» GOAL OF THE EXERCISE
Without the images, write out the whole listing exactly.

» THE INPUT
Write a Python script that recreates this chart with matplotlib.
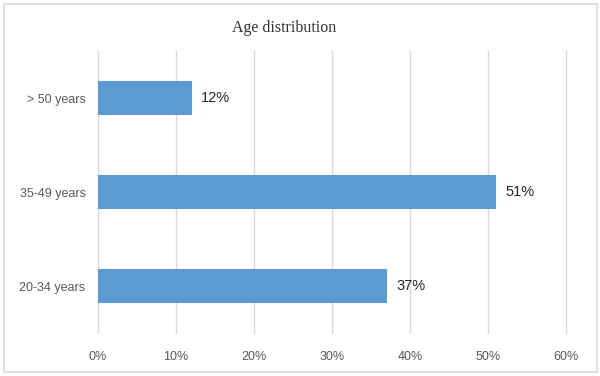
import matplotlib
matplotlib.use("Agg")
import matplotlib.pyplot as plt
from matplotlib.patches import Rectangle
from matplotlib.ticker import FuncFormatter

# ── Data ─────────────────────────────────────────────
categories = ["20-34 years", "35-49 years", "> 50 years"]
shares = [37, 51, 12]
x_ticks = [0, 10, 20, 30, 40, 50, 60]

BAR_COLOR = "#5b9bd5"
GRID_COLOR = "#d9d9d9"

fig = plt.figure(figsize=(6.0, 3.76), dpi=100)
fig.patch.set_facecolor("white")

# outer chart border
fig.patches.append(Rectangle((4 / 600, 4 / 376), 593 / 600, 368 / 376,
                             transform=fig.transFigure, fill=False,
                             edgecolor="#d9d9d9", linewidth=1.2))

ax = fig.add_axes([98 / 600, 1 - 333 / 376, 468 / 600, 282 / 376])
ax.barh(range(len(categories)), shares, height=0.36, color=BAR_COLOR, zorder=3)

ax.set_xlim(0, 60)
ax.set_ylim(-0.5, len(categories) - 0.5)
ax.set_xticks(x_ticks)
ax.xaxis.set_major_formatter(FuncFormatter(lambda v, p: f"{v:.0f}%"))
ax.set_yticks(range(len(categories)))
ax.set_yticklabels(categories)

ax.grid(axis="x", color=GRID_COLOR, linewidth=1.0, zorder=0)
for gl in ax.get_xgridlines():
    gl.set_clip_on(False)
for s in ax.spines.values():
    s.set_visible(False)
ax.tick_params(axis="both", length=0, colors="#595959", labelsize=9)
ax.tick_params(axis="x", pad=13)
ax.tick_params(axis="y", pad=9)
for lbl in ax.get_xticklabels() + ax.get_yticklabels():
    lbl.set_family("Liberation Sans")

for i, v in enumerate(shares):
    ax.text(v + 1.25, i, f"{v}%", va="center", ha="left",
            fontsize=10.5, color="#262626", family="Liberation Sans")

fig.text(284 / 600, 1 - 28 / 376, "Age distribution", ha="center", va="center",
         fontsize=11.5, family="Liberation Serif", color="#333333")

fig.savefig("out.png", dpi=100, facecolor="white")
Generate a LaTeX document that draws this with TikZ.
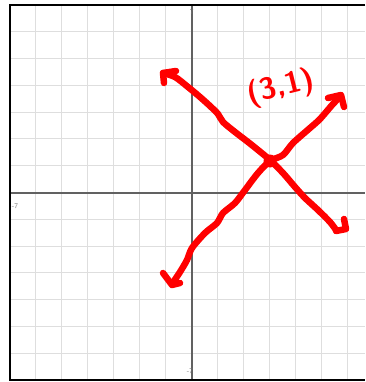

» CORRECT OUTPUT
Write a Python script that recreates this chart with matplotlib.
import matplotlib
matplotlib.use("Agg")
import matplotlib.pyplot as plt
from matplotlib.patches import Rectangle
from matplotlib.ticker import FuncFormatter

# ── Data ─────────────────────────────────────────────
categories = ["20-34 years", "35-49 years", "> 50 years"]
shares = [37, 51, 12]
x_ticks = [0, 10, 20, 30, 40, 50, 60]

BAR_COLOR = "#5b9bd5"
GRID_COLOR = "#d9d9d9"

fig = plt.figure(figsize=(6.0, 3.76), dpi=100)
fig.patch.set_facecolor("white")

# outer chart border
fig.patches.append(Rectangle((4 / 600, 4 / 376), 593 / 600, 368 / 376,
                             transform=fig.transFigure, fill=False,
                             edgecolor="#d9d9d9", linewidth=1.2))

ax = fig.add_axes([98 / 600, 1 - 333 / 376, 468 / 600, 282 / 376])
ax.barh(range(len(categories)), shares, height=0.36, color=BAR_COLOR, zorder=3)

ax.set_xlim(0, 60)
ax.set_ylim(-0.5, len(categories) - 0.5)
ax.set_xticks(x_ticks)
ax.xaxis.set_major_formatter(FuncFormatter(lambda v, p: f"{v:.0f}%"))
ax.set_yticks(range(len(categories)))
ax.set_yticklabels(categories)

ax.grid(axis="x", color=GRID_COLOR, linewidth=1.0, zorder=0)
for gl in ax.get_xgridlines():
    gl.set_clip_on(False)
for s in ax.spines.values():
    s.set_visible(False)
ax.tick_params(axis="both", length=0, colors="#595959", labelsize=9)
ax.tick_params(axis="x", pad=13)
ax.tick_params(axis="y", pad=9)
for lbl in ax.get_xticklabels() + ax.get_yticklabels():
    lbl.set_family("Liberation Sans")

for i, v in enumerate(shares):
    ax.text(v + 1.25, i, f"{v}%", va="center", ha="left",
            fontsize=10.5, color="#262626", family="Liberation Sans")

fig.text(284 / 600, 1 - 28 / 376, "Age distribution", ha="center", va="center",
         fontsize=11.5, family="Liberation Serif", color="#333333")

fig.savefig("out.png", dpi=100, facecolor="white")
Generate a LaTeX document that draws this with TikZ.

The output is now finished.